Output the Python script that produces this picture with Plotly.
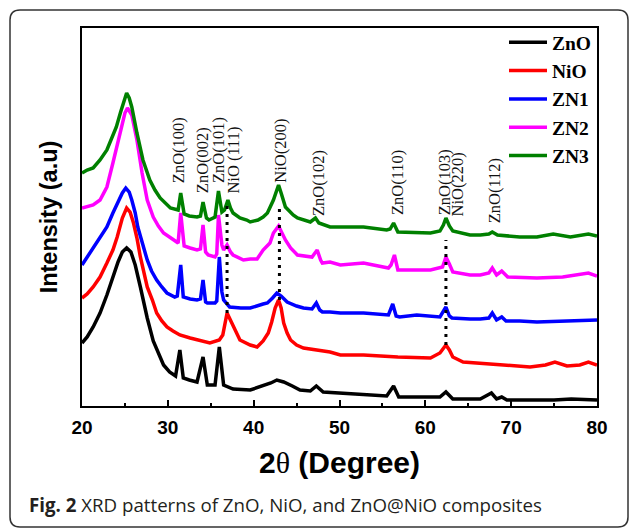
import plotly.graph_objects as go

# ---------------- data ----------------
zno_x = [20.0, 20.6, 21.3, 22.1, 22.9, 23.6, 24.2, 24.7, 25.2, 25.7, 26.2, 26.8, 27.6, 28.3, 29.0, 29.5,
         30.2, 30.9, 31.4, 31.8, 32.5, 33.4, 34.1, 34.6, 35.5, 36.0, 36.5, 37.6, 39.6, 41.1, 42.0, 42.7,
         43.5, 44.5, 45.4, 46.6, 47.3, 48.1, 50.1, 52.8, 55.5, 56.3, 56.9, 59.0, 61.7, 62.4, 63.2, 65.2,
         66.4, 67.7, 68.3, 68.9, 69.5, 72.0, 75.0, 77.0, 80.0]
zno_y = [63, 69, 79, 93, 111, 129, 144, 154, 158, 154, 141, 119, 88, 65, 51, 41,
         34, 30, 56, 28, 26, 24, 49, 21, 21, 59, 21, 17, 16, 20, 23, 26,
         24, 20, 16, 15, 20, 14, 13, 12, 10, 20, 9, 9, 9, 14, 7, 7,
         7, 13, 7, 9, 6, 6, 6, 7, 6]

nio_x = [20.0, 20.6, 21.3, 22.1, 22.9, 23.6, 24.1, 24.7, 25.2, 25.6, 26.0, 26.4, 26.8, 27.2, 27.6, 28.2,
         28.7, 29.3, 29.9, 30.6, 31.4, 32.6, 33.4, 34.9, 36.0, 36.4, 36.9, 37.3, 37.6, 38.0, 38.4, 39.6,
         40.4, 41.1, 41.7, 42.1, 42.5, 42.9, 43.2, 43.5, 43.9, 44.3, 45.0, 45.8, 48.9, 50.1, 52.8, 56.8,
         60.6, 61.7, 62.1, 62.4, 62.8, 63.2, 64.4, 66.4, 69.1, 72.2, 74.0, 75.1, 76.5, 78.0, 79.0, 80.0]
nio_y = [108, 112, 119, 129, 143, 156, 169, 188, 198, 194, 183, 168, 149, 134, 119, 106,
         93, 85, 79, 75, 71, 68, 66, 63, 66, 71, 93, 86, 79, 73, 66, 61,
         59, 65, 73, 84, 98, 106, 98, 83, 73, 66, 61, 58, 54, 51, 51, 49,
         48, 53, 58, 61, 56, 49, 44, 43, 41, 39, 41, 44, 40, 41, 44, 41]

zn1_x = [20.0, 20.6, 21.3, 22.1, 22.9, 23.6, 24.1, 24.7, 25.1, 25.5, 25.8, 26.2, 26.5, 27.0, 27.6, 28.1,
         28.7, 29.3, 29.9, 30.8, 31.1, 31.5, 31.8, 32.6, 33.4, 33.8, 34.1, 34.4, 34.6, 35.5, 35.7, 36.0,
         36.3, 36.5, 37.2, 38.5, 39.6, 41.1, 41.6, 42.2, 42.7, 43.2, 43.9, 45.0, 45.8, 46.8, 47.3, 47.7,
         48.0, 48.9, 50.1, 52.8, 55.7, 56.2, 56.6, 57.0, 59.0, 61.7, 62.4, 62.8, 63.1, 65.2, 66.4, 67.4,
         67.8, 68.3, 68.9, 69.4, 71.0, 73.0, 77.0, 80.0]
zn1_y = [141, 149, 159, 169, 179, 193, 203, 213, 218, 214, 206, 193, 179, 163, 146, 135,
         126, 119, 113, 109, 110, 141, 109, 107, 106, 107, 126, 104, 103, 103, 105, 149,
         114, 106, 99, 98, 98, 102, 103, 108, 113, 110, 104, 100, 98, 97, 103, 96,
         94, 94, 93, 93, 91, 102, 90, 89, 91, 89, 99, 90, 88, 87, 87, 88,
         93, 86, 89, 85, 85, 84, 85, 86]

zn2_x = [20.0, 20.6, 21.3, 22.1, 22.9, 23.6, 24.4, 25.0, 25.3, 25.8, 26.4, 27.0, 27.6, 28.3, 28.9, 29.5,
         30.7, 31.2, 31.5, 31.9, 32.6, 33.4, 33.8, 34.1, 34.4, 34.7, 35.5, 35.7, 35.9, 36.3, 36.5, 36.9,
         37.3, 37.6, 38.8, 39.6, 40.4, 41.1, 41.9, 42.3, 42.9, 43.3, 43.7, 44.3, 45.1, 46.8, 47.4, 47.8,
         48.0, 48.9, 50.1, 52.8, 55.7, 56.0, 56.4, 56.8, 58.0, 60.6, 62.0, 62.4, 62.8, 63.2, 65.2, 66.4,
         67.4, 67.8, 68.3, 68.9, 69.6, 73.0, 76.0, 79.0, 80.0]
zn2_y = [198, 199, 201, 206, 219, 243, 273, 293, 298, 291, 266, 233, 206, 189, 180, 173,
         166, 163, 193, 160, 158, 156, 157, 181, 154, 151, 149, 152, 191, 161, 156, 161,
         154, 151, 146, 147, 147, 156, 163, 173, 180, 173, 166, 158, 151, 149, 156, 146,
         143, 144, 141, 143, 138, 141, 151, 136, 136, 136, 139, 149, 142, 134, 131, 131,
         133, 138, 131, 135, 129, 128, 129, 133, 130]

zn3_x = [20.0, 20.6, 21.3, 22.1, 22.9, 23.6, 24.0, 24.5, 24.8, 25.2, 25.5, 25.8, 26.4, 27.1, 27.9, 28.5,
         29.1, 30.3, 31.2, 31.5, 31.9, 32.5, 33.4, 33.8, 34.1, 34.5, 34.8, 35.5, 35.9, 36.3, 36.6, 37.0,
         37.3, 37.6, 38.4, 39.2, 39.6, 40.5, 41.1, 41.6, 42.3, 42.6, 42.9, 43.2, 43.7, 44.6, 45.1, 46.6,
         47.2, 47.6, 48.9, 50.1, 52.8, 55.5, 55.9, 56.3, 56.8, 60.6, 61.7, 62.1, 62.4, 62.8, 63.2, 65.2,
         66.4, 67.4, 67.8, 68.4, 71.0, 73.0, 74.9, 76.9, 79.0, 80.0]
zn3_y = [233, 236, 238, 246, 256, 270, 279, 294, 303, 313, 308, 299, 273, 246, 226, 216,
         208, 198, 196, 213, 192, 190, 189, 190, 204, 188, 186, 189, 215, 194, 196, 206,
         198, 193, 188, 186, 184, 186, 189, 193, 206, 213, 221, 213, 199, 191, 188, 184,
         188, 183, 179, 179, 179, 176, 177, 183, 174, 173, 175, 181, 188, 180, 175, 171,
         171, 172, 174, 171, 169, 169, 172, 169, 172, 170]

series_names = ["ZnO", "NiO", "ZN1", "ZN2", "ZN3"]
series_colors = ["#000000", "#ff0000", "#0000ff", "#ff00ff", "#008000"]
series_x = [zno_x, nio_x, zn1_x, zn2_x, zn3_x]
series_y = [zno_y, nio_y, zn1_y, zn2_y, zn3_y]

# dotted guide lines at the NiO reflections
guide_x = [36.9, 43.0, 62.4]
guide_top = [201, 202, 166]
guide_bottom = [93, 106, 61]

# reflection labels
label_text = ["ZnO(100)", "ZnO(002)", "ZnO(101)", "NiO (111)", "NiO(200)",
              "ZnO(102)", "ZnO(110)", "ZnO(103)", "NiO(220)", "ZnO(112)"]
label_x = [31.2, 34.0, 35.85, 37.6, 43.1, 47.5, 56.7, 62.2, 63.8, 68.1]
label_y = [256, 246, 256, 245.5, 255.5, 223, 223, 224, 221.5, 215.5]

x_ticks = [20, 30, 40, 50, 60, 70, 80]

# ---------------- figure ----------------
W, H = 629, 528
L, R, T, B = 82, 32, 28, 122

fig = go.Figure()
for name, col, xs, ys in zip(series_names, series_colors, series_x, series_y):
    fig.add_trace(go.Scatter(x=xs, y=ys, mode="lines", name=name,
                             line=dict(color=col, width=3.5)))

for gx, gt, gb in zip(guide_x, guide_top, guide_bottom):
    fig.add_trace(go.Scatter(x=[gx, gx], y=[gb, gt], mode="lines", showlegend=False,
                             hoverinfo="skip",
                             line=dict(color="#000000", width=3, dash="3px,5px")))

for t, x, y in zip(label_text, label_x, label_y):
    fig.add_annotation(x=x, y=y, xref="x", yref="y", text=t, showarrow=False,
                       textangle=-90, xanchor="center", yanchor="middle",
                       font=dict(family="Liberation Serif", size=16.5, color="#111111"))

# outer rounded frame (pixel -> paper)
def px(xp):
    return (xp - L) / (W - L - R)

def py(yp):
    return (H - B - yp) / (H - T - B)

x0, x1, y0, y1, rr = 10, 628, 10, 527, 10
path = (f"M {px(x0 + rr)},{py(y0)} L {px(x1 - rr)},{py(y0)} "
        f"Q {px(x1)},{py(y0)} {px(x1)},{py(y0 + rr)} "
        f"L {px(x1)},{py(y1 - rr)} Q {px(x1)},{py(y1)} {px(x1 - rr)},{py(y1)} "
        f"L {px(x0 + rr)},{py(y1)} Q {px(x0)},{py(y1)} {px(x0)},{py(y1 - rr)} "
        f"L {px(x0)},{py(y0 + rr)} Q {px(x0)},{py(y0)} {px(x0 + rr)},{py(y0)} Z")
fig.add_shape(type="path", path=path, xref="paper", yref="paper",
              line=dict(color="#333333", width=1.5), layer="above")

# caption
fig.add_annotation(x=px(27), y=py(504), xref="paper", yref="paper", xanchor="left",
                   yanchor="middle", showarrow=False,
                   text="<b>Fig. 2</b> XRD patterns of ZnO, NiO, and ZnO@NiO composites",
                   font=dict(family="Open Sans", size=18.7, color="#231f20"))

fig.update_layout(
    width=W, height=H,
    margin=dict(l=L, r=R, t=T, b=B, autoexpand=False),
    paper_bgcolor="white", plot_bgcolor="white",
    showlegend=True,
    legend=dict(x=1, y=1 + 5 / 378, xanchor="right", yanchor="top",
                bgcolor="rgba(0,0,0,0)", borderwidth=0,
                font=dict(family="Liberation Serif", size=19.5, color="black", weight="bold"),
                itemwidth=38, tracegroupgap=0),
    xaxis=dict(range=[20, 80], tickvals=x_ticks, ticktext=[str(v) for v in x_ticks],
               ticks="inside", ticklen=6, tickwidth=2, tickcolor="black",
               minor=dict(ticks="inside", ticklen=3.5, tickwidth=2, tickcolor="black", dtick=5),
               showline=True, linecolor="black", linewidth=2, mirror=True,
               showgrid=False, zeroline=False, ticklabelstandoff=3,
               tickfont=dict(family="Liberation Sans", size=19, color="black", weight="bold"),
               title=dict(text="2<span style='font-family:Liberation Serif;font-weight:normal'>θ</span> (Degree)",
                          font=dict(family="Liberation Sans", size=30, color="black", weight="bold"),
                          standoff=15)),
    yaxis=dict(range=[0, 378], showticklabels=False, ticks="",
               showline=True, linecolor="black", linewidth=2, mirror=True,
               showgrid=False, zeroline=False,
               title=dict(text="Intensity (a.u)",
                          font=dict(family="Liberation Sans", size=23.5, color="black", weight="bold"),
                          standoff=16)),
)

fig.write_html("out.html", config={"displayModeBar": False},
               post_script="document.body.style.margin='0px';")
_ _ _ _ _ _ _
- INSTRUCTIONS FOR THE TASK:
Leave out the pictures, then repeat the listing above exactly from its first line to the line with "import plotly.graph_objects as go", inclusive.

- THE RESULT:
Output the Python script that produces this picture with Plotly.
import plotly.graph_objects as go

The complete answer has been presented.